Федька нагловато уперся в Бунина водянистыми выпуклыми глазами и, нарочито поигрывая топором, низко склонил белесую голову:
– Не будет ли от вашей милости нам закурить?
– Кури! – Бунин протянул портсигар.
Федька перехватил топор в левую руку и дрожащие от пьянства пальцы запустил в портсигар, вынул две папиросы, одну ловко засунул за ухо, другую вставил в рот. Он полез к Бунину прикуривать, обдав его кисловатой вонью немытого тела.
– Что, Федька, колеса спер? Чья телега? – спросил Бунин.
– Кто ё знает! – спокойно ответил солдат. – Потерял кто-то, а мне колеса и оглобли как раз нужны.
– Так ведь это чужое!
– Ну и хрен с ей, што она чужая. Раз бросили – значит, мужики растащат. Уж лучше я воспользуюсь.
Бунин вспомнил, что этот Федька, как ему рассказывал брат Евгений, нагло разговаривал на «ты» с офицерами, что поставлены охранять усадьбу Бехтеяровых. Такой убьет ни за грош, лишь бы, по Достоевскому, «испытать ощущение». Сколько подобных выродков ядовитой плесенью вдруг выперло на российской почве – по городам и деревням! Страшно подумать. За что, Господи?
Пройдя версты полторы, Бунин сел на громадный пень невдалеке от раскинувшего шатром корявые могучие ветви дуба. Душа, словно желая вырваться из мрачной обыденщины, тянулась к высокому – к поэзии.
Достал немецкое «вечное перо» (он очень любил «вечные перья»!) и твердым, несколько угловатым почерком стал писать:
Ландыш
В голых рощах веял холод…
Ты светился меж сухих,
Мертвых листьев… Я был молод,
Я слагал свой первый стих —
И навек сроднился с чистой,
Молодой моей душой
Влажно-свежий, водянистый,
Кисловатый запах твой!
Бунин писал еще и еще, забыв про время, про завтрак, про все на свете. Возвращался домой голодный, прозябший, но счастливый, что вновь пишет, творит.
…Через пять дней, когда на календаре было 24 сентября, он перечитал написанное, немного поколебался и вдруг дернул из записной книги страницы и швырнул их в топившуюся печь.
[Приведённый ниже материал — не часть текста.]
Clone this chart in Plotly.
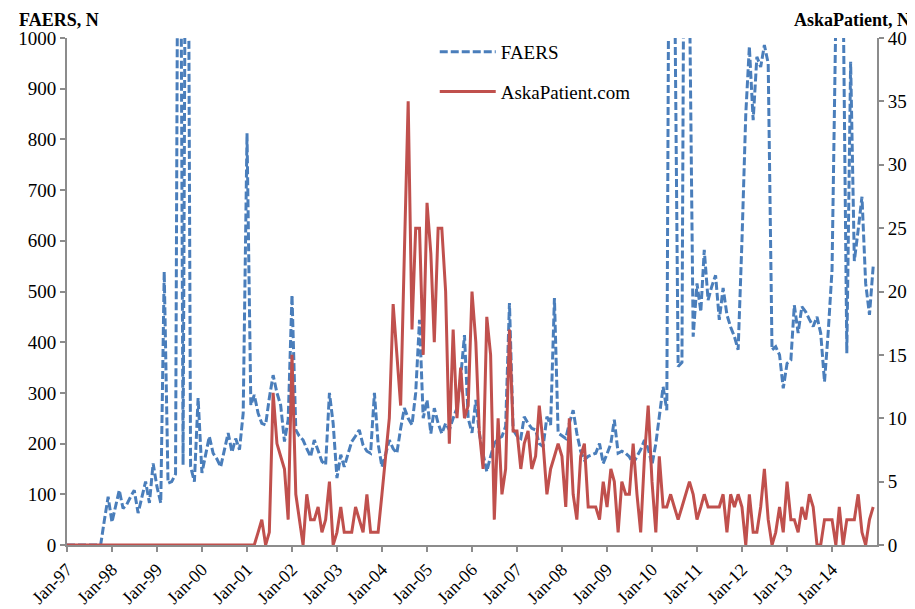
import pandas as pd
import plotly.graph_objects as go

# Monthly data, Jan-1997 .. Dec-2014 (one row per year)
faers = (
    [0, 0, 0, 0, 0, 0, 0, 0, 0, 0, 50, 95] +                    # 1997
    [45, 75, 108, 72, 80, 95, 108, 63, 95, 125, 83, 161] +        # 1998
    [115, 83, 539, 122, 125, 140, 2000, 158, 2000, 155, 125, 290] +  # 1999
    [142, 180, 214, 181, 170, 154, 190, 221, 183, 210, 188, 260] +   # 2000
    [812, 276, 296, 260, 240, 237, 290, 335, 300, 276, 204, 247] +   # 2001
    [493, 227, 215, 207, 190, 174, 207, 185, 165, 158, 300, 240] +   # 2002
    [132, 178, 154, 180, 204, 215, 227, 197, 185, 181, 300, 200] +   # 2003
    [154, 180, 207, 190, 181, 230, 270, 250, 237, 300, 444, 250] +   # 2004
    [286, 220, 270, 240, 220, 240, 227, 250, 270, 330, 414, 250] +   # 2005
    [221, 286, 221, 180, 145, 175, 200, 210, 214, 234, 477, 227] +   # 2006
    [215, 210, 253, 240, 230, 227, 200, 194, 253, 237, 487, 221] +   # 2007
    [215, 210, 240, 266, 220, 185, 168, 175, 178, 181, 200, 161] +   # 2008
    [180, 200, 247, 181, 185, 181, 174, 161, 175, 188, 207, 190] +   # 2009
    [158, 200, 253, 312, 266, 2000, 1200, 352, 360, 2000, 1100, 411] +  # 2010
    [516, 460, 582, 483, 510, 532, 444, 507, 454, 430, 411, 385] +   # 2011
    [600, 850, 983, 838, 963, 943, 986, 950, 385, 391, 375, 309] +   # 2012
    [358, 365, 473, 418, 470, 460, 445, 431, 450, 418, 322, 420] +   # 2013
    [542, 1200, 1500, 1100, 378, 953, 560, 621, 687, 516, 454, 549]  # 2014
)

askapatient = (
    [0] * 12 +                                      # 1997
    [0] * 12 +                                      # 1998
    [0] * 12 +                                      # 1999
    [0] * 12 +                                      # 2000
    [0, 0, 0, 1, 2, 0, 1, 12, 8, 7, 6, 2] +         # 2001
    [15, 4, 2, 0, 4, 2, 2, 3, 1, 2, 5, 0] +         # 2002
    [1, 3, 1, 1, 1, 3, 2, 1, 4, 1, 1, 1] +          # 2003
    [4, 7, 10, 19, 15, 11, 23, 35, 17, 25, 25, 15] +  # 2004
    [27, 23, 16, 25, 25, 20, 8, 17, 10, 14, 10, 11] +  # 2005
    [20, 16, 9, 6, 18, 15, 2, 10, 4, 6, 17, 9] +    # 2006
    [9, 6, 8, 9, 6, 7, 11, 8, 4, 6, 7, 8] +         # 2007
    [7, 3, 10, 4, 2, 7, 8, 3, 3, 3, 2, 5] +         # 2008
    [3, 6, 5, 1, 5, 4, 4, 8, 4, 1, 7, 11] +         # 2009
    [5, 1, 7, 3, 3, 4, 3, 2, 3, 4, 5, 4] +          # 2010
    [2, 3, 4, 3, 3, 3, 3, 4, 1, 4, 3, 4] +          # 2011
    [3, 0, 4, 1, 1, 3, 6, 2, 0, 1, 3, 1] +          # 2012
    [5, 2, 2, 1, 3, 2, 4, 3, 0, 0, 2, 2] +          # 2013
    [2, 0, 3, 0, 2, 2, 2, 4, 1, 0, 2, 3]            # 2014
)

months = pd.date_range("1997-01-01", periods=len(faers), freq="MS")
tick_years = list(range(1997, 2015))
tick_vals = [f"{y}-01-01" for y in tick_years]
tick_text = [f"Jan-{str(y)[2:]}" for y in tick_years]

FONT = "Liberation Serif, Times New Roman, serif"
AXIS = "#8c8c8c"
TF = dict(family=FONT, size=19, color="black")

fig = go.Figure()
fig.add_trace(go.Scatter(
    x=months, y=faers, name="FAERS", mode="lines",
    line=dict(color="#4A7EBB", width=3, dash="8px,3px"),
    legendgroup="a", yaxis="y"))
fig.add_trace(go.Scatter(
    x=months, y=askapatient, name="AskaPatient.com", mode="lines",
    line=dict(color="#C0504D", width=3),
    legendgroup="b", yaxis="y2"))

common = dict(showgrid=False, zeroline=False, showline=True, linecolor=AXIS,
              linewidth=2, ticks="outside", ticklen=5, tickcolor=AXIS,
              tickwidth=1.5, tickfont=TF, automargin=False)

# page has an 8px body margin, so the figure is drawn 8px smaller
fig.update_layout(
    width=907, height=601,
    margin=dict(l=59, r=38, t=30, b=64, autoexpand=False),
    paper_bgcolor="white", plot_bgcolor="white",
    font=dict(family=FONT, size=19, color="black"),
    showlegend=True,
    legend=dict(x=0.454, y=1.01, xanchor="left", yanchor="top",
                bgcolor="rgba(0,0,0,0)", traceorder="grouped",
                tracegroupgap=12, itemwidth=56, font=TF),
    xaxis=dict(range=["1997-01-01", "2015-01-01"], tickvals=tick_vals,
               ticktext=tick_text, tickangle=-45,
               **{**common, "tickfont": dict(family=FONT, size=18, color="black")}),
    yaxis=dict(range=[0, 1000], dtick=100, **common),
    yaxis2=dict(range=[0, 40], dtick=5, overlaying="y", side="right",
                **common),
    annotations=[
        dict(text="<b>FAERS, N</b>", xref="paper", yref="paper",
             x=-0.062, y=1.0355, xanchor="left", yanchor="middle",
             showarrow=False, font=dict(family=FONT, size=18)),
        dict(text="<b>AskaPatient, N</b>", xref="paper", yref="paper",
             x=1.043, y=1.0355, xanchor="right", yanchor="middle",
             showarrow=False, font=dict(family=FONT, size=18)),
    ],
)

fig.write_html("out.html")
Оставил лишь «Ландыш», «Эпитафию», еще что-то.
Страницы ярко вспыхнули, отразившись багряным бликом на бунинском лице. В этот момент вошла Вера, она всплеснула руками:
– Что ты, Ян, делаешь? Зачем жжешь рукописи? Ведь ты создал шедевры!
Иван Алексеевич уже читал стихи жене, она была в восторге, и теперь было больно видеть ее искреннее огорчение.
– Не волнуйся, – ласково улыбнулся он, – твою любимую «Эпитафию» сохранил. Нельзя после себя оставлять второсортное, незрелое.
– Дай мне! – Вера приняла у мужа его записи и вслух прочитала:
Эпитафия
На земле ты была точно дивная райская птица
На ветвях кипариса, среди золоченых гробниц.
Юный голос звучал, как в полуденной роще цевница,
И лучистые солнца сияли из черных ресниц.
Рок отметил тебя. На земле ты была не жилица.
Красота лишь в Эдеме не знает запретных границ.
Она обняла его, поцеловала звонко в губы и с восхищением воскликнула:
– Какое счастье быть женой поэта Бунина!